With the coming the New Year, a number of blogs gave recommended readings for the upcoming year. I’d like to do the same, and recommend two books to read carefully over the course of the coming year.
1. First, since for those of us following the Catholic lectionary, it is Year A, it’s a great opportunity to reread closely and carefully the Gospel of Matthew. Over a hundred years ago, the French author and rationalist Ernest Renan once referred to the Gospel of Matthew as “the most important book ever written.”p>
On a more personal note, Matthew is my favorite Gospel, for a whole host of reasons. For one thing, it is just so Jewish. If you like the exploring the Jewish roots of Christianity, Matthew is definitely the first place to go. Moreover, if happen to be a teacher, then you’ll know that Matthew’s Gospel is also a remarkably catechetical.

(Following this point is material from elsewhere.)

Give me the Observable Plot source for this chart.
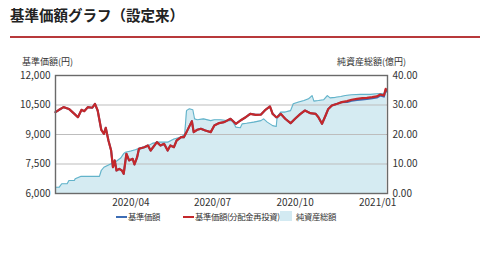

I know this from experience, since in the classroom, I constantly fall back on Matthew for addressing major theological, moral, and spiritual issues.
I also know this from our family dinner times, during which I’ve been reading the Gospel of Matthew to my family each night after supper—with the requisite Q & A session after the reading is done! This is a great time to teach your kids the Bible, while they’re knocking out their last vegetables. You’d be amazed at how children between the ages of 3 and 9 can zoom in on key exegetical questions if you just read to them and ask… ‘Any questions?’...
2. Second, I also recommend that in tandem with Matthew’s Gospel, you simply must get a copy of Curtis Mitch and Edward Sri’s new commentary on The Gospel of Matthew, hot off the presses from the Baker Academic Press Catholic Commentary on Sacred Scripture. Just before it was published, I wrote the following blurb for the book, and I meant it:
“In this exciting new commentary on the Gospel of Matthew, Curtis Mitch and Edward Sri do an outstanding job of fulfilling the biblical vision of Vatican II. For years I have wished for an up-to-date Catholic commentary on Matthew that would unite history and theology, Scripture and tradition, Old and New Testaments, Jewish roots and Christian faith. Now we have one! This extremely readable commentary should be on the shelf of any priest, deacon, seminarian, or layperson who wants to bring out ‘treasures new and old’ from the pages of the First Gospel.’
Those are my two cents for New Year’s reading recommendations. Read both books together, and I promise you won’t be disappointed.